Noncore throughput, particularly for electric generation (EG), is highly sensitive to a number of factors outside of the Utilities’ control. In particular, as Mr. Anderson explains in his testimony, EG demand can be significantly affected by hydroelectric generation in the Pacific Northwest, California electricity demand, and the availability of renewable resources, all of which are entirely or largely outside the Utilities’ control.

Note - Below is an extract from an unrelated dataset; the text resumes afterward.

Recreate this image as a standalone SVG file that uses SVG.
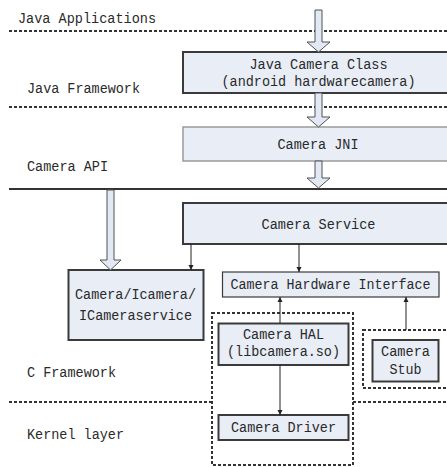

These factors are heavily influenced by weather that is clearly outside of the Utilities’ control. As shown in Mr. Anderson’s testimony, the Utilities’ EG demand is inversely proportionate to hydroelectric power generation in the Pacific Northwest. When the hydro conditions are at normal conditions, EG demand on the Utilities’ system averages 300 Bcf per year. However, as hydro conditions vary from year-to-year, so will the EG gas demand. As Mr. Anderson notes, historical hydro conditions have ranged between 56% and 124% of normal. For example, in the 1-in-10 dry hydro condition, EG demand can increase by approximately 40 Bcf. Conversely, if hydro runoff is 124% of normal, EG demand could be reduced annually by approximately 30 Bcf. Thus, the annual variability of EG demand based on hydro conditions alone can be nearly 70 Bcf based on historical experience or approximately 7.5% of the total system demand forecasted during the BCAP period.
Electricity demand is also a significant factor affecting EG demand for gas, as Mr. Anderson explains. The EG gas forecast is based on normal weather conditions, but weather variability can cause electricity demand in southern California to vary by almost 2% from average weather. Given that natural gas is on the margin for generation, this can affect EG gas demand by about 25 Bcf per year.
Another factor affecting EG demand that is outside the Utilities’ control is the availability of renewable resources. As Mr. Anderson explains, the availability of renewable power could have an annual effect of nearly 15 Bcf on annual gas demand based on the electric utilities ability to contract for and receive these resources. This 15 Bcf of gas demand does not account for any variability of the resources’ performance, something that also is outside the control of the Utilities.
While each of these factors – weather, hydro and renewable availability – can have a significant and uncontrollable effect on EG demand, they can occur in the same year. This would have the effect of either ameliorating or exacerbating the overall EG demand variation.